Power-system protection in radial networks is simple to design and implement, since short-circuit currents have only one possible path that needs to be interrupted. Fuses are most commonly used for both short-circuit and overload protection, while low-voltage circuit breakers may be used in special circumstances.

===Spot networks===

Layout of a spot low-voltage network

Spot networks are used when increased reliability of supply is required for important customers. The low-voltage network is supplied from two or more distribution transformers at a single site, each fed from a different MV feeder (which may originate from the same or different substations). The transformers are connected together with a bus or a cable on secondary side, termed paralleling bus or collector bus. The paralleling bus typically does not have connecting cables (reaches) to other network units, in which case such networks are termed isolating spot networks; when they have, they are referred to as spot networks with reach. In some cases, fast-acting secondary bus tie breakers may be applied between bus sections to isolate faults in the secondary switchgear and limit loss of service.

Spot systems are commonly applied in high load-density areas such as business districts, large hospitals, small industry and important facilities such as water supply systems. In normal operation, the energy supply is provided by both primary feeders in parallel. In case of an outage of either primary feeder, network protector device at the corresponding spot transformer secondary automatically opens; the remaining transformers continue to provide supply through their respective primary feeders. Only in cases when the short circuit is located at the paralleling bus, or a total loss of primary supply occurs, the customer will remain out of service. Faults on the low-voltage network are handled by fuses or local circuit breakers, resulting in loss of service only for the affected loads.

===Grid networks===

Layout of a grid low-voltage network

A grid networks consist of an interconnected grid of circuits, energized from several primary feeders through distribution transformers at multiple locations. Grid networks are typically featured in downtowns of large cities, with connecting cables laid out in underground conduits along the streets. Numerous cables allow for multiple current paths from every transformer to every load within the grid.
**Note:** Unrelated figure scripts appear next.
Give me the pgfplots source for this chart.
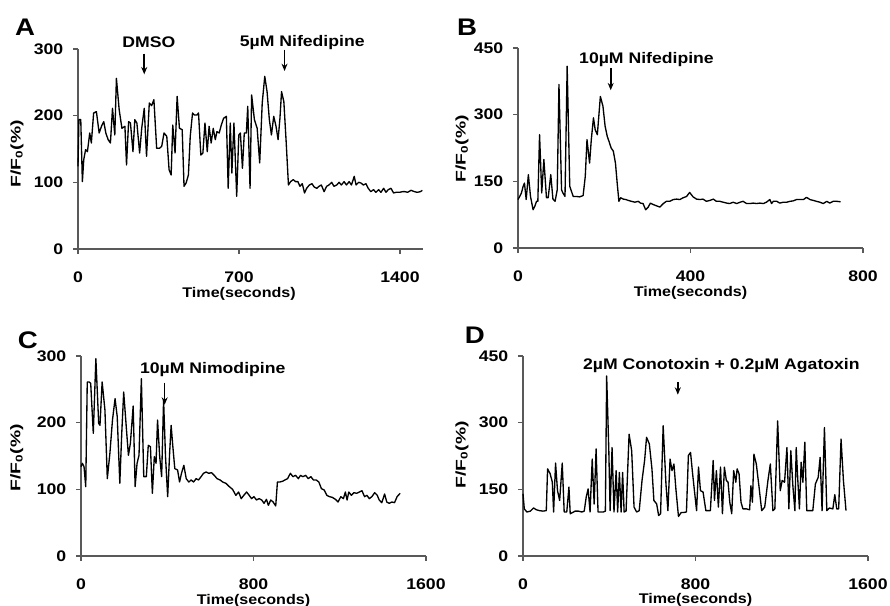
\documentclass[border=0pt]{standalone}
\usepackage{fontspec}
\setmainfont{Liberation Sans}[FakeStretch=1.15]
\usepackage{graphicx}
\usepackage{pgfplots}
\pgfplotsset{compat=1.18}
\usetikzlibrary{arrows.meta}
\tikzset{
  ann/.style={font=\bfseries\fontsize{11.5}{13}\selectfont, anchor=center},
  letter/.style={font=\bfseries\fontsize{18}{20}\selectfont, anchor=center},
  arr/.style={-{Stealth[length=5.5pt,width=4.5pt]}, line width=1.2pt, black},
  trace/.style={black, line width=1pt, line join=round},
}
\pgfplotsset{
  panel/.style={
    scale only axis, width=258.75pt, height=150pt,
    axis lines=left, axis line style={-, draw=black!65, line width=1.1pt},
    xmin=0, ymin=0, clip=false,
    tick style={draw=black!65, line width=0.8pt},
    major tick length=3.5pt, tick align=outside,
    /pgf/number format/assume math mode=true,
    /pgf/number format/1000 sep={},
    tick label style={font=\bfseries\fontsize{11.5}{13}\selectfont},
    xticklabel style={anchor=center, yshift=-18pt},
    yticklabel style={anchor=east, xshift=-4pt},
    label style={font=\bfseries\fontsize{10.5}{12}\selectfont},
    ylabel={\scalebox{1.2}[1]{F/F\textsubscript{0}(\%)}},
    xlabel={Time(seconds)},
  },
}
\begin{document}
\begin{tikzpicture}
\path[use as bounding box] (0,0) rectangle (667.5pt,454.5pt);
% ---------------- A
\begin{axis}[panel, at={(58.5pt,267.75pt)}, anchor=south west,
  xmax=1500, ymax=300, xtick={0,700,1400}, ytick={0,100,200,300},
  xlabel style={at={(axis description cs:0.467,-0.222)}, anchor=center},
  ylabel style={at={(axis description cs:-0.177,0.475)}, anchor=center}]
\addplot[trace, mark=none] coordinates {
(0,124)(4,194)(12,194)(19,101)(25,134)(33,149)(41,146)(51,174)(58,159)(68,204)
(80,206)(92,174)(102,184)(112,191)(121,174)(131,164)(141,159)(150,211)(160,171)(167,256)
(179,209)(191,181)(204,184)(211,126)(220,191)(228,189)(239,146)(247,194)(256,189)(268,144)
(277,181)(288,211)(298,139)(310,219)(320,215)(330,224)(342,151)(354,151)(364,154)(374,174)
(386,169)(396,119)(405,111)(412,186)(422,144)(431,229)(441,181)(453,179)(461,94)(470,99)
(480,111)(488,169)(498,204)(506,201)(517,201)(524,204)(534,141)(543,144)(552,189)(562,146)
(570,184)(579,159)(588,181)(597,164)(604,176)(614,174)(623,186)(633,196)(645,199)(653,91)
(662,189)(669,114)(678,189)(690,79)(699,171)(706,174)(715,121)(723,174)(732,174)(738,214)
(748,91)(755,231)(767,194)(779,181)(790,129)(801,219)(812,259)(822,236)(832,194)(841,171)
(851,199)(861,184)(870,164)(878,196)(885,236)(895,221)(905,161)(915,96)(924,101)(936,104)
(946,101)(956,101)(965,94)(975,98)(985,84)(994,91)(1006,96)(1017,98)(1027,93)(1038,91)
(1048,94)(1058,96)(1070,86)(1081,94)(1091,96)(1103,100)(1113,94)(1125,96)(1135,100)(1145,96)
(1157,101)(1167,96)(1179,101)(1189,96)(1201,109)(1209,96)(1220,100)(1230,99)(1241,96)(1252,98)
(1262,91)(1273,86)(1285,89)(1295,85)(1307,89)(1317,85)(1329,91)(1339,85)(1349,89)(1361,91)
(1372,84)(1383,85)(1397,85)(1412,86)(1422,86)(1433,85)(1448,88)(1463,86)(1474,85)(1489,86)(1497,88)
};
\node[ann] at (axis cs:308,310) {DMSO};
\node[ann] at (axis cs:975,310) {5µM Nifedipine};
\draw[arr] (axis cs:288,293) -- (axis cs:288,262);
\draw[arr] (axis cs:898,299) -- (axis cs:898,267);
\node[letter] at (axis cs:-230,333) {A};
\end{axis}
% ---------------- B
\begin{axis}[panel, at={(388.5pt,268.5pt)}, anchor=south west,
  xmax=800, ymax=450, xtick={0,400,800}, ytick={0,150,300,450},
  xlabel style={at={(axis description cs:0.5,-0.225)}, anchor=center},
  ylabel style={at={(axis description cs:-0.162,0.495)}, anchor=center}]
\addplot[trace, mark=none] coordinates {
(0,109)(4,116)(8,124)(12,139)(15,146)(19,109)(24,165)(29,116)(35,86)(39,94)
(43,105)(46,105)(50,255)(55,124)(60,199)(66,113)(70,113)(76,165)(81,110)(86,105)
(91,131)(95,368)(101,131)(104,124)(109,116)(114,409)(120,139)(128,116)(135,116)(143,115)
(151,118)(156,161)(160,244)(166,191)(170,244)(175,293)(179,266)(184,255)(191,341)(197,319)
(202,274)(207,251)(211,240)(216,225)(221,218)(226,191)(230,146)(234,105)(238,113)(244,110)
(250,109)(256,107)(263,105)(271,103)(279,105)(284,101)(290,100)(296,86)(302,92)(307,101)
(313,98)(321,95)(329,92)(337,100)(344,105)(352,105)(360,109)(368,110)(375,109)(383,113)
(391,116)(398,125)(406,115)(414,110)(422,109)(429,110)(437,105)(445,107)(453,110)(460,105)
(468,105)(476,103)(484,101)(491,100)(499,103)(507,100)(515,103)(522,105)(530,100)(538,100)
(545,101)(553,100)(561,101)(569,100)(576,103)(584,109)(588,100)(592,105)(600,105)(607,101)
(615,103)(623,103)(631,105)(638,106)(646,109)(654,109)(662,109)(669,114)(677,109)(685,107)
(692,105)(700,103)(708,100)(716,105)(723,101)(731,105)(739,105)(748,104)
};
\node[ann] at (axis cs:298,425) {10µM Nifedipine};
\draw[arr] (axis cs:215,405) -- (axis cs:215,355);
\node[letter] at (axis cs:-118,497) {B};
\end{axis}
% ---------------- C
\begin{axis}[panel, at={(60.75pt,37.5pt)}, anchor=south west,
  xmax=1600, ymax=300, xtick={0,800,1600}, ytick={0,100,200,300},
  xlabel style={at={(axis description cs:0.5,-0.222)}, anchor=center},
  ylabel style={at={(axis description cs:-0.186,0.49)}, anchor=center}]
\addplot[trace, mark=none] coordinates {
(0,134)(6,139)(14,134)(22,104)(29,261)(38,261)(45,259)(57,184)(69,296)(82,199)
(88,196)(98,261)(111,219)(122,116)(134,154)(146,204)(158,236)(168,209)(180,109)(189,184)
(198,246)(211,189)(220,151)(229,169)(242,225)(251,104)(260,139)(269,151)(280,266)(291,119)
(303,119)(312,166)(322,164)(331,94)(340,149)(348,139)(355,204)(365,149)(374,119)(383,234)
(392,149)(402,89)(411,154)(418,196)(426,164)(435,131)(448,129)(457,111)(466,124)(477,136)
(488,116)(500,111)(511,114)(522,111)(534,116)(545,114)(557,119)(568,124)(580,126)(592,124)
(605,125)(618,121)(631,116)(645,114)(657,111)(672,109)(688,104)(703,100)(718,91)(731,96)
(743,86)(755,91)(768,96)(780,91)(791,86)(802,89)(814,84)(826,86)(838,84)(849,79)
(860,85)(869,76)(880,84)(891,81)(903,75)(911,111)(922,111)(934,112)(946,114)(958,116)
(971,124)(983,119)(995,121)(1008,116)(1018,121)(1029,119)(1042,121)(1054,116)(1066,119)(1078,114)
(1091,114)(1103,111)(1115,101)(1128,99)(1140,91)(1152,89)(1165,88)(1180,85)(1192,81)(1205,89)
(1217,86)(1226,96)(1234,84)(1242,96)(1254,91)(1266,95)(1278,94)(1291,96)(1303,98)(1315,89)
(1326,91)(1337,86)(1349,89)(1362,95)(1374,91)(1383,84)(1395,80)(1408,93)(1418,81)(1429,79)
(1442,81)(1454,80)(1466,89)(1480,94)
};
\node[ann] at (axis cs:611,279) {10µM Nimodipine};
\draw[arr] (axis cs:388,260) -- (axis cs:388,227);
\node[letter] at (axis cs:-246,324) {C};
\end{axis}
% ---------------- D
\begin{axis}[panel, at={(392.25pt,37.5pt)}, anchor=south west,
  xmax=1600, ymax=450, xtick={0,800,1600}, ytick={0,150,300,450},
  xlabel style={at={(axis description cs:0.5,-0.218)}, anchor=center},
  ylabel style={at={(axis description cs:-0.177,0.505)}, anchor=center}]
\addplot[trace, mark=none] coordinates {
(0,140)(6,106)(18,99)(34,101)(49,108)(62,104)(77,102)(92,101)(108,102)(114,196)
(126,185)(136,166)(142,99)(151,209)(160,147)(170,125)(182,209)(191,99)(203,99)(213,155)
(219,95)(227,97)(242,101)(257,101)(273,99)(284,101)(293,132)(302,151)(311,99)(321,218)
(330,117)(339,241)(348,99)(361,99)(373,99)(382,101)(388,405)(398,237)(404,102)(413,244)
(422,99)(432,192)(439,99)(447,188)(455,99)(462,188)(469,99)(478,101)(492,274)(504,237)
(515,110)(527,99)(539,102)(552,170)(564,215)(573,267)(586,252)(598,196)(607,125)(620,117)
(629,91)(638,95)(650,293)(663,162)(672,102)(682,218)(691,192)(700,207)(709,151)(721,89)
(734,98)(746,98)(758,99)(767,226)(777,233)(786,188)(795,147)(805,102)(814,200)(823,147)
(835,144)(848,102)(859,102)(869,102)(882,215)(888,125)(897,192)(906,110)(916,200)(925,95)
(934,200)(943,170)(951,166)(959,121)(968,95)(977,192)(987,166)(993,196)(1002,185)(1011,121)
(1020,106)(1036,106)(1051,104)(1057,158)(1064,121)(1071,229)(1082,207)(1094,158)(1107,102)(1121,110)
(1136,170)(1147,207)(1159,102)(1168,106)(1181,304)(1193,147)(1202,170)(1213,166)(1224,244)(1233,106)
(1242,237)(1252,155)(1261,102)(1267,244)(1275,166)(1282,106)(1290,211)(1298,166)(1307,256)(1316,102)
(1329,102)(1344,102)(1356,162)(1369,177)(1378,222)(1387,102)(1398,289)(1409,102)(1421,108)(1437,106)
(1446,138)(1455,106)(1464,106)(1475,263)(1486,170)(1498,102)
};
\node[ann] at (axis cs:920,428) {2µM Conotoxin + 0.2µM Agatoxin};
\draw[arr] (axis cs:718,392) -- (axis cs:718,363);
\node[letter] at (axis cs:-223,497) {D};
\end{axis}
\end{tikzpicture}
\end{document}
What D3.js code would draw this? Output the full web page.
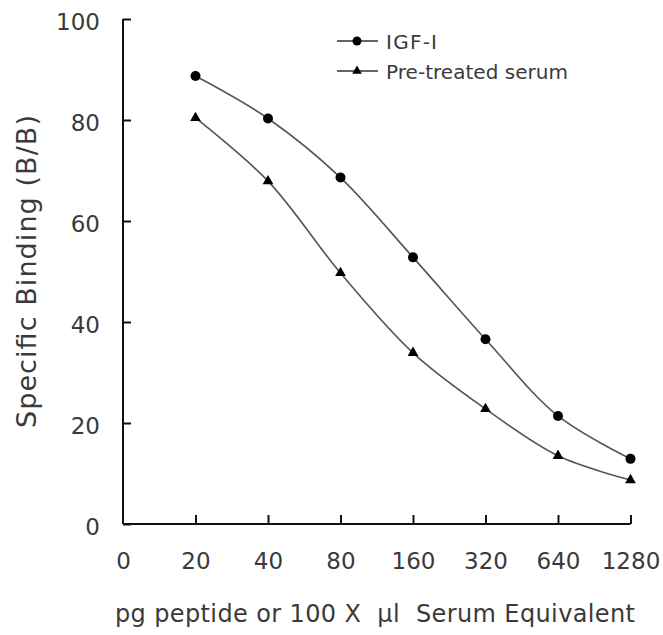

As with spot networks, network protectors are used to protect against primary feeder faults, and prevent fault current to propagate from the grid to the primary feeder. Individual cable sections may be protected by cable limiters on both ends, special fuses providing very fast short-circuit protection. Cable limiters do not have an ampere rating, and cannot be used to provide overload protection; their sole purpose is to isolate the fault. Under high short-circuit conditions, limiters blow and cut off the faulted cable, while the unaffected cables take over its load and continue to provide service. Primary feeder outages, as well as limiters and network protectors cleared because of previous faults, cause changes in load flow that are not readily detected, so their statuses may require a periodic inspection. The inherent system redundancy generally prevents any customer from experiencing outage.